--- Begin Provided data ---

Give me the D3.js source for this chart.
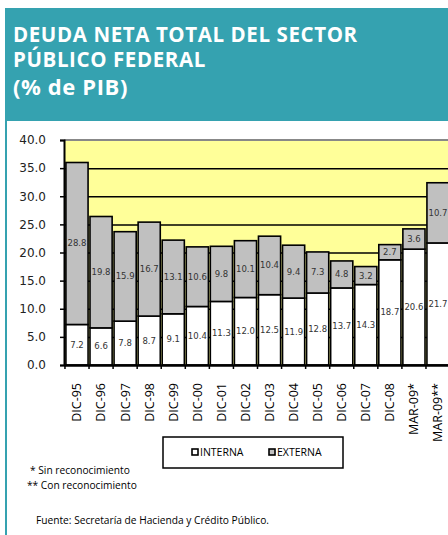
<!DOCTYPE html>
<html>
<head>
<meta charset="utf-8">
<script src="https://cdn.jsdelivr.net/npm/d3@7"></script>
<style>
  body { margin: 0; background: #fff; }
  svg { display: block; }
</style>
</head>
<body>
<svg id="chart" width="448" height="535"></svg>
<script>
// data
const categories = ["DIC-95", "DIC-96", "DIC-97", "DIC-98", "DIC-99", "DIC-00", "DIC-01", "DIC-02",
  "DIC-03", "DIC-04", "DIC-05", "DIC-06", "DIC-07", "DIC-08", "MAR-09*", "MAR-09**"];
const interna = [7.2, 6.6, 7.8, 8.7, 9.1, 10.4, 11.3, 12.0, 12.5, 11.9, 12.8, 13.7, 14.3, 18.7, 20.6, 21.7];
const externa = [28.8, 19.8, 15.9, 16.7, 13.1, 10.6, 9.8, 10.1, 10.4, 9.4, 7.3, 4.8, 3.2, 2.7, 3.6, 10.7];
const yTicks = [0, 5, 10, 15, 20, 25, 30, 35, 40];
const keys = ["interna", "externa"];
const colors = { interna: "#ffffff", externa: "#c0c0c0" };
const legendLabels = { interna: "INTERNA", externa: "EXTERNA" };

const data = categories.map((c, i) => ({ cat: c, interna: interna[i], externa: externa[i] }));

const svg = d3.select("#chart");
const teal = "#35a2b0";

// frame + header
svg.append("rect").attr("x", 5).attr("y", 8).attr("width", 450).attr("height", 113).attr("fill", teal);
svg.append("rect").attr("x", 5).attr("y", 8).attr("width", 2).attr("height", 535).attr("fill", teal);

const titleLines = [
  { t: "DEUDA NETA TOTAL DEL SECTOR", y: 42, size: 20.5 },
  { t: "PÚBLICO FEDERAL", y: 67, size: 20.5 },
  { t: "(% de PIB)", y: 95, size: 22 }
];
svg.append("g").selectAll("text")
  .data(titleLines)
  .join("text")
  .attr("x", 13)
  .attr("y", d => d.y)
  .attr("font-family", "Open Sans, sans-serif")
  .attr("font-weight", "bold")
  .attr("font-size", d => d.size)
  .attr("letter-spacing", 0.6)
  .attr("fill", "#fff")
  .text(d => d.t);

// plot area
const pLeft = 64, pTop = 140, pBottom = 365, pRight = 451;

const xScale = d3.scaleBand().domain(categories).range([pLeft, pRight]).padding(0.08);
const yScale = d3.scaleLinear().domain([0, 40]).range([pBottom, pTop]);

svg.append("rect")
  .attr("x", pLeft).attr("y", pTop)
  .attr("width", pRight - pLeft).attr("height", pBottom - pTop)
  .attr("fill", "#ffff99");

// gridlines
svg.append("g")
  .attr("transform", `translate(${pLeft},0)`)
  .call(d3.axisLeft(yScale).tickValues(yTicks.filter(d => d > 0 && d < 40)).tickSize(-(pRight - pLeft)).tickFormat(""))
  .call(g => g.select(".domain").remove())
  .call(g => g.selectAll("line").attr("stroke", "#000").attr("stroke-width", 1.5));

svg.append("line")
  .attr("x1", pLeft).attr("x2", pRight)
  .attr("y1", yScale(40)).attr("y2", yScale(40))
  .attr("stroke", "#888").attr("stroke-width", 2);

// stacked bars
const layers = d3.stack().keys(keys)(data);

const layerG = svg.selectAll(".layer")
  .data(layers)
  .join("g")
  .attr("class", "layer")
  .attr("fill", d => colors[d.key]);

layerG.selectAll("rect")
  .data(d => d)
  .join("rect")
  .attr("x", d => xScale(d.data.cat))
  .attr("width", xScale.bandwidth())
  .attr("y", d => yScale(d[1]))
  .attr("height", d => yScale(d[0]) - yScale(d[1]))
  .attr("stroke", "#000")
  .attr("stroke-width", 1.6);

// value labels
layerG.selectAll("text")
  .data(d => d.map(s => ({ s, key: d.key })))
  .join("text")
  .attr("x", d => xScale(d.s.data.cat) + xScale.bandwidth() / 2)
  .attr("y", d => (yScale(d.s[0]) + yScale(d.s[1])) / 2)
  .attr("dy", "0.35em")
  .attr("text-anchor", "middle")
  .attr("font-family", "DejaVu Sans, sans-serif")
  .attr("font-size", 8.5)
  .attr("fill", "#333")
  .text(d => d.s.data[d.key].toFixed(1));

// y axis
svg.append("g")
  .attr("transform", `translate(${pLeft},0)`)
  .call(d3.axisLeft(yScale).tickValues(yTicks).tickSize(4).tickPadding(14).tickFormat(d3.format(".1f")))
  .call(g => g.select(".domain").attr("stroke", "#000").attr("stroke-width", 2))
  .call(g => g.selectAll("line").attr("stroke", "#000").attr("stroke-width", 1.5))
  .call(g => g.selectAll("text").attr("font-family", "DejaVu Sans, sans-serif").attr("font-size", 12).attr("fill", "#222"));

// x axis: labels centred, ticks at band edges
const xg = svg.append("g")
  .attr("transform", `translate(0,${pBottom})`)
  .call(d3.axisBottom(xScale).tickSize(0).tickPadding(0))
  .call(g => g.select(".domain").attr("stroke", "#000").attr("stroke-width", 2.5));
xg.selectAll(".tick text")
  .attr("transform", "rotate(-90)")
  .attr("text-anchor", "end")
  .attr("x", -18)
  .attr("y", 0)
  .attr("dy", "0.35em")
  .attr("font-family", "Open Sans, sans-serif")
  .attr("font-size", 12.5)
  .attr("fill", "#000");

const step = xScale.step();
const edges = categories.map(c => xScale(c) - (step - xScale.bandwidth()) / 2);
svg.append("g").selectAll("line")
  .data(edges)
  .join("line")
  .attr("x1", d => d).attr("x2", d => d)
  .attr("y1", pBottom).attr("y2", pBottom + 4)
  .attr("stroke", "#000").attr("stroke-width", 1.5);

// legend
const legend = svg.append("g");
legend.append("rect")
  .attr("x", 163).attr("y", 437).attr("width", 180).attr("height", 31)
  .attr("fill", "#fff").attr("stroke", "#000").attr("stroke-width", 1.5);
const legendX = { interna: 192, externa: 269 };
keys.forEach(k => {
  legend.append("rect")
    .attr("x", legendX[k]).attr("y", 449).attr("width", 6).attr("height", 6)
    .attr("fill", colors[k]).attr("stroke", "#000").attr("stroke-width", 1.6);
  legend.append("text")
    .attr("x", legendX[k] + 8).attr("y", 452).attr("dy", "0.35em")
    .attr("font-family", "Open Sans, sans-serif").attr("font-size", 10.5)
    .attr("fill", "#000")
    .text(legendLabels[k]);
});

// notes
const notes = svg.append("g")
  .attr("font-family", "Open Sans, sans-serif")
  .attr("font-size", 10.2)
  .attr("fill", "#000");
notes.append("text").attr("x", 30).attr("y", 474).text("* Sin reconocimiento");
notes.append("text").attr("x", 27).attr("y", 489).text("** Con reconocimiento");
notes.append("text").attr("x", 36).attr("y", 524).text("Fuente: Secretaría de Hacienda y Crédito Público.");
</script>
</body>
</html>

--- End Provided data ---

The data above should be repeated exactly, minus any pictures.

**Response to the exercise**
Give me the D3.js source for this chart.
<!DOCTYPE html>
<html>
<head>
<meta charset="utf-8">
<script src="https://cdn.jsdelivr.net/npm/d3@7"></script>
<style>
  body { margin: 0; background: #fff; }
  svg { display: block; }
</style>
</head>
<body>
<svg id="chart" width="448" height="535"></svg>
<script>
// data
const categories = ["DIC-95", "DIC-96", "DIC-97", "DIC-98", "DIC-99", "DIC-00", "DIC-01", "DIC-02",
  "DIC-03", "DIC-04", "DIC-05", "DIC-06", "DIC-07", "DIC-08", "MAR-09*", "MAR-09**"];
const interna = [7.2, 6.6, 7.8, 8.7, 9.1, 10.4, 11.3, 12.0, 12.5, 11.9, 12.8, 13.7, 14.3, 18.7, 20.6, 21.7];
const externa = [28.8, 19.8, 15.9, 16.7, 13.1, 10.6, 9.8, 10.1, 10.4, 9.4, 7.3, 4.8, 3.2, 2.7, 3.6, 10.7];
const yTicks = [0, 5, 10, 15, 20, 25, 30, 35, 40];
const keys = ["interna", "externa"];
const colors = { interna: "#ffffff", externa: "#c0c0c0" };
const legendLabels = { interna: "INTERNA", externa: "EXTERNA" };

const data = categories.map((c, i) => ({ cat: c, interna: interna[i], externa: externa[i] }));

const svg = d3.select("#chart");
const teal = "#35a2b0";

// frame + header
svg.append("rect").attr("x", 5).attr("y", 8).attr("width", 450).attr("height", 113).attr("fill", teal);
svg.append("rect").attr("x", 5).attr("y", 8).attr("width", 2).attr("height", 535).attr("fill", teal);

const titleLines = [
  { t: "DEUDA NETA TOTAL DEL SECTOR", y: 42, size: 20.5 },
  { t: "PÚBLICO FEDERAL", y: 67, size: 20.5 },
  { t: "(% de PIB)", y: 95, size: 22 }
];
svg.append("g").selectAll("text")
  .data(titleLines)
  .join("text")
  .attr("x", 13)
  .attr("y", d => d.y)
  .attr("font-family", "Open Sans, sans-serif")
  .attr("font-weight", "bold")
  .attr("font-size", d => d.size)
  .attr("letter-spacing", 0.6)
  .attr("fill", "#fff")
  .text(d => d.t);

// plot area
const pLeft = 64, pTop = 140, pBottom = 365, pRight = 451;

const xScale = d3.scaleBand().domain(categories).range([pLeft, pRight]).padding(0.08);
const yScale = d3.scaleLinear().domain([0, 40]).range([pBottom, pTop]);

svg.append("rect")
  .attr("x", pLeft).attr("y", pTop)
  .attr("width", pRight - pLeft).attr("height", pBottom - pTop)
  .attr("fill", "#ffff99");

// gridlines
svg.append("g")
  .attr("transform", `translate(${pLeft},0)`)
  .call(d3.axisLeft(yScale).tickValues(yTicks.filter(d => d > 0 && d < 40)).tickSize(-(pRight - pLeft)).tickFormat(""))
  .call(g => g.select(".domain").remove())
  .call(g => g.selectAll("line").attr("stroke", "#000").attr("stroke-width", 1.5));

svg.append("line")
  .attr("x1", pLeft).attr("x2", pRight)
  .attr("y1", yScale(40)).attr("y2", yScale(40))
  .attr("stroke", "#888").attr("stroke-width", 2);

// stacked bars
const layers = d3.stack().keys(keys)(data);

const layerG = svg.selectAll(".layer")
  .data(layers)
  .join("g")
  .attr("class", "layer")
  .attr("fill", d => colors[d.key]);

layerG.selectAll("rect")
  .data(d => d)
  .join("rect")
  .attr("x", d => xScale(d.data.cat))
  .attr("width", xScale.bandwidth())
  .attr("y", d => yScale(d[1]))
  .attr("height", d => yScale(d[0]) - yScale(d[1]))
  .attr("stroke", "#000")
  .attr("stroke-width", 1.6);

// value labels
layerG.selectAll("text")
  .data(d => d.map(s => ({ s, key: d.key })))
  .join("text")
  .attr("x", d => xScale(d.s.data.cat) + xScale.bandwidth() / 2)
  .attr("y", d => (yScale(d.s[0]) + yScale(d.s[1])) / 2)
  .attr("dy", "0.35em")
  .attr("text-anchor", "middle")
  .attr("font-family", "DejaVu Sans, sans-serif")
  .attr("font-size", 8.5)
  .attr("fill", "#333")
  .text(d => d.s.data[d.key].toFixed(1));

// y axis
svg.append("g")
  .attr("transform", `translate(${pLeft},0)`)
  .call(d3.axisLeft(yScale).tickValues(yTicks).tickSize(4).tickPadding(14).tickFormat(d3.format(".1f")))
  .call(g => g.select(".domain").attr("stroke", "#000").attr("stroke-width", 2))
  .call(g => g.selectAll("line").attr("stroke", "#000").attr("stroke-width", 1.5))
  .call(g => g.selectAll("text").attr("font-family", "DejaVu Sans, sans-serif").attr("font-size", 12).attr("fill", "#222"));

// x axis: labels centred, ticks at band edges
const xg = svg.append("g")
  .attr("transform", `translate(0,${pBottom})`)
  .call(d3.axisBottom(xScale).tickSize(0).tickPadding(0))
  .call(g => g.select(".domain").attr("stroke", "#000").attr("stroke-width", 2.5));
xg.selectAll(".tick text")
  .attr("transform", "rotate(-90)")
  .attr("text-anchor", "end")
  .attr("x", -18)
  .attr("y", 0)
  .attr("dy", "0.35em")
  .attr("font-family", "Open Sans, sans-serif")
  .attr("font-size", 12.5)
  .attr("fill", "#000");

const step = xScale.step();
const edges = categories.map(c => xScale(c) - (step - xScale.bandwidth()) / 2);
svg.append("g").selectAll("line")
  .data(edges)
  .join("line")
  .attr("x1", d => d).attr("x2", d => d)
  .attr("y1", pBottom).attr("y2", pBottom + 4)
  .attr("stroke", "#000").attr("stroke-width", 1.5);

// legend
const legend = svg.append("g");
legend.append("rect")
  .attr("x", 163).attr("y", 437).attr("width", 180).attr("height", 31)
  .attr("fill", "#fff").attr("stroke", "#000").attr("stroke-width", 1.5);
const legendX = { interna: 192, externa: 269 };
keys.forEach(k => {
  legend.append("rect")
    .attr("x", legendX[k]).attr("y", 449).attr("width", 6).attr("height", 6)
    .attr("fill", colors[k]).attr("stroke", "#000").attr("stroke-width", 1.6);
  legend.append("text")
    .attr("x", legendX[k] + 8).attr("y", 452).attr("dy", "0.35em")
    .attr("font-family", "Open Sans, sans-serif").attr("font-size", 10.5)
    .attr("fill", "#000")
    .text(legendLabels[k]);
});

// notes
const notes = svg.append("g")
  .attr("font-family", "Open Sans, sans-serif")
  .attr("font-size", 10.2)
  .attr("fill", "#000");
notes.append("text").attr("x", 30).attr("y", 474).text("* Sin reconocimiento");
notes.append("text").attr("x", 27).attr("y", 489).text("** Con reconocimiento");
notes.append("text").attr("x", 36).attr("y", 524).text("Fuente: Secretaría de Hacienda y Crédito Público.");
</script>
</body>
</html>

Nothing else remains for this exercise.